» Task directions
Find, in the records below, the line that contains "Emit a component" and the line that contains "const ref = useRef<HTMLDivElement>(null);". Copy those two lines and everything between them exactly, but not the pictures.
___ Given information
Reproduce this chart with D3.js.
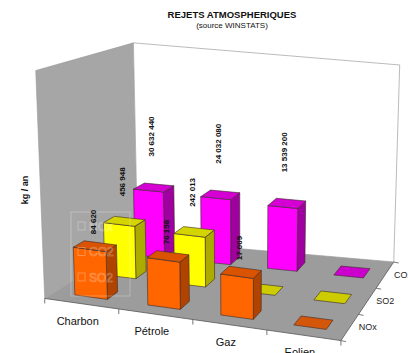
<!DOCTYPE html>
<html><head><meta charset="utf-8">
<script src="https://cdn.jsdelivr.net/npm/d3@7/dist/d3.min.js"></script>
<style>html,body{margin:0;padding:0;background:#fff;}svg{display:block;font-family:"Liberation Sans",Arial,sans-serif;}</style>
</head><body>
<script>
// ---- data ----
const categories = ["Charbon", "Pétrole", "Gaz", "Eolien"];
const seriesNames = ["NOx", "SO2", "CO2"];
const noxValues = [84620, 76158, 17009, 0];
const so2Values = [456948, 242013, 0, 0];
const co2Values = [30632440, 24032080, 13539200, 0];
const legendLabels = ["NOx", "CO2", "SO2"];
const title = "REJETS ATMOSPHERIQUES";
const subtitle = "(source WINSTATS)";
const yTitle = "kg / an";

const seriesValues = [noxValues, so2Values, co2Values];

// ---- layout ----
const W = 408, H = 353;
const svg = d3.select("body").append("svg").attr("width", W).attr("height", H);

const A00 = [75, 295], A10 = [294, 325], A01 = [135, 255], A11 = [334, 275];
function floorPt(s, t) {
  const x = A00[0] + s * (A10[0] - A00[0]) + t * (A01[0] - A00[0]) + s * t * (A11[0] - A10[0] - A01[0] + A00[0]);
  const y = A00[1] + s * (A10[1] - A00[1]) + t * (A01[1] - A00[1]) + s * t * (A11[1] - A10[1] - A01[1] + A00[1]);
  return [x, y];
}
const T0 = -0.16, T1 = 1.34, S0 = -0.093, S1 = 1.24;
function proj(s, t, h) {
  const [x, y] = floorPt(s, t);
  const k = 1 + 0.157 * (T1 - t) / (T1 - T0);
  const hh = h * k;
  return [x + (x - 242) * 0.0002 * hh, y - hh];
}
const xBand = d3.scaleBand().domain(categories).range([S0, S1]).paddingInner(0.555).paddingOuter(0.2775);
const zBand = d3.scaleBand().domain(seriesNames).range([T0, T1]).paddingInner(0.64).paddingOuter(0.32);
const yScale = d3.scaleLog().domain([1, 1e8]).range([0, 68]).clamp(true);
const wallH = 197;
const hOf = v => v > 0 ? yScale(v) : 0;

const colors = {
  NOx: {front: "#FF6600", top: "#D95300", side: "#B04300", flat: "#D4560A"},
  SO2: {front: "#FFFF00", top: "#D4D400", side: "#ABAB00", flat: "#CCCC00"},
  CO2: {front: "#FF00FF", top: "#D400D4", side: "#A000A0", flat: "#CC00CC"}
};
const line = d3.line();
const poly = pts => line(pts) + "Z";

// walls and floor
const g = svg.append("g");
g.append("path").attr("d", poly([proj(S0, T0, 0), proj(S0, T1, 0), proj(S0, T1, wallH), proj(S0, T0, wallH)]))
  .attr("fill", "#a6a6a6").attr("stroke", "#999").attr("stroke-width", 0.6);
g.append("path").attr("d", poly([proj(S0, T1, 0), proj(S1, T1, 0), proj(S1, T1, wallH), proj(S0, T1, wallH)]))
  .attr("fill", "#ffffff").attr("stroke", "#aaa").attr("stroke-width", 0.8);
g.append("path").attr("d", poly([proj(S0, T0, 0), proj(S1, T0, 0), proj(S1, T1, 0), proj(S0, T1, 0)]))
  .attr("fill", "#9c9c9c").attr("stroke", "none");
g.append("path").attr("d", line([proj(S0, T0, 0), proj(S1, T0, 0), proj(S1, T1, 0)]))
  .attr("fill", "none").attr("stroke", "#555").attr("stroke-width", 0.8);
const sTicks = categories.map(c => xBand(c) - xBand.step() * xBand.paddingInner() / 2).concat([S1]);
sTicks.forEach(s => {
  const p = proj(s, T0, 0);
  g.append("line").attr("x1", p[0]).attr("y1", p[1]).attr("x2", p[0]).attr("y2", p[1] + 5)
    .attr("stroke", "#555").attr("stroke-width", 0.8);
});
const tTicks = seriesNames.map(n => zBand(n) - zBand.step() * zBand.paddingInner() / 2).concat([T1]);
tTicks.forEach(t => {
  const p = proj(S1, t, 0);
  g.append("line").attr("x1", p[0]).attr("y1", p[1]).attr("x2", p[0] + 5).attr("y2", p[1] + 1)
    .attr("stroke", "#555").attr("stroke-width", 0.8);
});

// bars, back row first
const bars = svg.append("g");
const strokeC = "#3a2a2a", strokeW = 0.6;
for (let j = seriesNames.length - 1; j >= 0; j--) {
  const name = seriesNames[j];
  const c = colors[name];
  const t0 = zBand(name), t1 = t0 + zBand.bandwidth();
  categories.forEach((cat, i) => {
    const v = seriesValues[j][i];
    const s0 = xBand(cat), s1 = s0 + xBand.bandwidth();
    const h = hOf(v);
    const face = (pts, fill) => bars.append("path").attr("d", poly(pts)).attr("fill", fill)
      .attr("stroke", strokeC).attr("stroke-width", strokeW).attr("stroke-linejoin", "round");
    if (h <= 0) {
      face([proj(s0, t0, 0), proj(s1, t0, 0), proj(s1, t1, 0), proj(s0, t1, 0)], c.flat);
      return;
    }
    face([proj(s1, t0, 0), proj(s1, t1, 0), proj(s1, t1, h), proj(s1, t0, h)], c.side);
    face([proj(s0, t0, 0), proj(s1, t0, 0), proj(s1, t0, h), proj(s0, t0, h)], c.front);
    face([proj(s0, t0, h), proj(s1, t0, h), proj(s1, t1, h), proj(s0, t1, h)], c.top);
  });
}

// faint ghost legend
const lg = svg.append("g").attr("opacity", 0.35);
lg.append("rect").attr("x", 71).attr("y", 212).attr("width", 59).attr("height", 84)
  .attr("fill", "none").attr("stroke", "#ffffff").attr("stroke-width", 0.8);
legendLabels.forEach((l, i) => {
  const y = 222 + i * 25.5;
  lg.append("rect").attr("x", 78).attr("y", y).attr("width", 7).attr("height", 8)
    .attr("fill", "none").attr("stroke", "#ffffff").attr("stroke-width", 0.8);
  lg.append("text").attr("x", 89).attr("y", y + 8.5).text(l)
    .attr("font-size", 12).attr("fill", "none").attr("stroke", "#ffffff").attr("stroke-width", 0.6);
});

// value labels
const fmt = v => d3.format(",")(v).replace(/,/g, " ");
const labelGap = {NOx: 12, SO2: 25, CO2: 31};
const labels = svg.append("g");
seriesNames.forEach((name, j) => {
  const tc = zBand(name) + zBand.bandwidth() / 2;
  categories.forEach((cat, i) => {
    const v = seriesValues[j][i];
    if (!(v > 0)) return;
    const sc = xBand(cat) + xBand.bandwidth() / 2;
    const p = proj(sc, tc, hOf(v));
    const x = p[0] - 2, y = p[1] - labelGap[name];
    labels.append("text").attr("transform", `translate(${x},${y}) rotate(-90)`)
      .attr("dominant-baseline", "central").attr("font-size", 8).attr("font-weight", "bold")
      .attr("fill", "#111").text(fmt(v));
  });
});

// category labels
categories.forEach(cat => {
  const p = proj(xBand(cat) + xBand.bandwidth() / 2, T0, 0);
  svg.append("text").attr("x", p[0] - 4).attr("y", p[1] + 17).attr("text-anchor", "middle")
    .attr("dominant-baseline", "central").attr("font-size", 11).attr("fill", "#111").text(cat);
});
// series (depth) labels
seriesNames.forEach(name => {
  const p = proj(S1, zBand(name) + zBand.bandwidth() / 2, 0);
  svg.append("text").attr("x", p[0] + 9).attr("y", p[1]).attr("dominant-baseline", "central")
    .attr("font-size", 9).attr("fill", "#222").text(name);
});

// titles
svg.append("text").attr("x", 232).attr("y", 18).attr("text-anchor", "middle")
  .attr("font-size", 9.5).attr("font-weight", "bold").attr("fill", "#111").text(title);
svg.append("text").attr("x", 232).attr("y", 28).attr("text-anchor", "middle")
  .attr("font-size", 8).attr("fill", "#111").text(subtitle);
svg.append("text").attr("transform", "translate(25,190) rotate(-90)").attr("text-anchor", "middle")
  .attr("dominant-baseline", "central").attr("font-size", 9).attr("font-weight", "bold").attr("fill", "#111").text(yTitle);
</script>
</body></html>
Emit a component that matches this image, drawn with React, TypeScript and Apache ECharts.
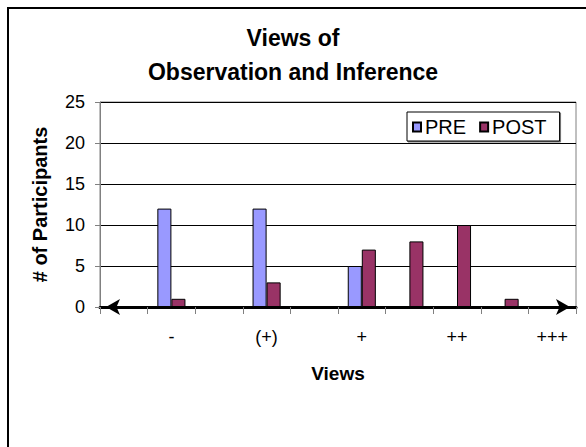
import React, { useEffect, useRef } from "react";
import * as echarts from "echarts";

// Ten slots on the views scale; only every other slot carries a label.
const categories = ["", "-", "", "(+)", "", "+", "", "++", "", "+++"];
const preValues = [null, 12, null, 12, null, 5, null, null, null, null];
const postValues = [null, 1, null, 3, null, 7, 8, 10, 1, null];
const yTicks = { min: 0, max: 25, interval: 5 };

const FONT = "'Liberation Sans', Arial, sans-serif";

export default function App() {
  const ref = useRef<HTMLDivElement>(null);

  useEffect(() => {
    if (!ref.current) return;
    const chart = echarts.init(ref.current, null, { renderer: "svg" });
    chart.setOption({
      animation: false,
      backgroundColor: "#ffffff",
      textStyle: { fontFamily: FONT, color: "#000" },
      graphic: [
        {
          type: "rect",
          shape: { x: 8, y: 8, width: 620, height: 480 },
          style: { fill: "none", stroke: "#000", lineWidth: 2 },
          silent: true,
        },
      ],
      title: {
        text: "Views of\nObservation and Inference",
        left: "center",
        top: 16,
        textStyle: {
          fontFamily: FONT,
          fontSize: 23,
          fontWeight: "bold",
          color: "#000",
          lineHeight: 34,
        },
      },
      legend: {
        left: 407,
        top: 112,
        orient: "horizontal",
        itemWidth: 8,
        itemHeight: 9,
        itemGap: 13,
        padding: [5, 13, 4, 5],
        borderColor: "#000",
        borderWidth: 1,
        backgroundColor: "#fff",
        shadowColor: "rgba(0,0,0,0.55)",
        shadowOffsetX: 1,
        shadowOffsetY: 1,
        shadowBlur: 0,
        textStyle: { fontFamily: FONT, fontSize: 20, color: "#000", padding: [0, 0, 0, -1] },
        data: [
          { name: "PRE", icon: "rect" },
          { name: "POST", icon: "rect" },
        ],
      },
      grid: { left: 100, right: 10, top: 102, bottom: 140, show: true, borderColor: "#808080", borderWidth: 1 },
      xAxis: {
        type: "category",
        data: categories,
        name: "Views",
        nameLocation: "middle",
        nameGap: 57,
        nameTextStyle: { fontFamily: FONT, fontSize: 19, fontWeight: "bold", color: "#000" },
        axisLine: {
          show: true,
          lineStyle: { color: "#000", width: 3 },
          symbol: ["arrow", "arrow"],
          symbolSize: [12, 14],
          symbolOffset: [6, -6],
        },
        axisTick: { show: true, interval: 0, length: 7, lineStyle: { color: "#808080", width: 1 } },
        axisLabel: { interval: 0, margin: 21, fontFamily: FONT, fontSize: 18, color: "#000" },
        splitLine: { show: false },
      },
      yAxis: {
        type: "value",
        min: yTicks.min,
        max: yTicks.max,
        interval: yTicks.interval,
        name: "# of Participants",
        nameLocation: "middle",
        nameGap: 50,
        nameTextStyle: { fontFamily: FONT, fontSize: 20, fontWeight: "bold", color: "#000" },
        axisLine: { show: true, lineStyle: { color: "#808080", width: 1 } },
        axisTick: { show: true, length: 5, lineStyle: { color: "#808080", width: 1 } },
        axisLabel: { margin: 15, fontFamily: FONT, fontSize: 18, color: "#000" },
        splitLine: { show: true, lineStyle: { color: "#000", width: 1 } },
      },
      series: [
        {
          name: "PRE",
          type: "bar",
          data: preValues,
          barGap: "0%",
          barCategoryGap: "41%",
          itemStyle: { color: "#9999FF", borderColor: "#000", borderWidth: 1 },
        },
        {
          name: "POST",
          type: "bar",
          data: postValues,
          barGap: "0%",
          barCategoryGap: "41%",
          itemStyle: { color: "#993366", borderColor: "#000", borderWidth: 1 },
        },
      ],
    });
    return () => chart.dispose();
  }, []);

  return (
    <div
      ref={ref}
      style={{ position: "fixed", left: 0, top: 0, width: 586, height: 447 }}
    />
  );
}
______
» Result of this task
Emit a component that matches this image, drawn with React, TypeScript and Apache ECharts.
import React, { useEffect, useRef } from "react";
import * as echarts from "echarts";

// Ten slots on the views scale; only every other slot carries a label.
const categories = ["", "-", "", "(+)", "", "+", "", "++", "", "+++"];
const preValues = [null, 12, null, 12, null, 5, null, null, null, null];
const postValues = [null, 1, null, 3, null, 7, 8, 10, 1, null];
const yTicks = { min: 0, max: 25, interval: 5 };

const FONT = "'Liberation Sans', Arial, sans-serif";

export default function App() {
  const ref = useRef<HTMLDivElement>(null);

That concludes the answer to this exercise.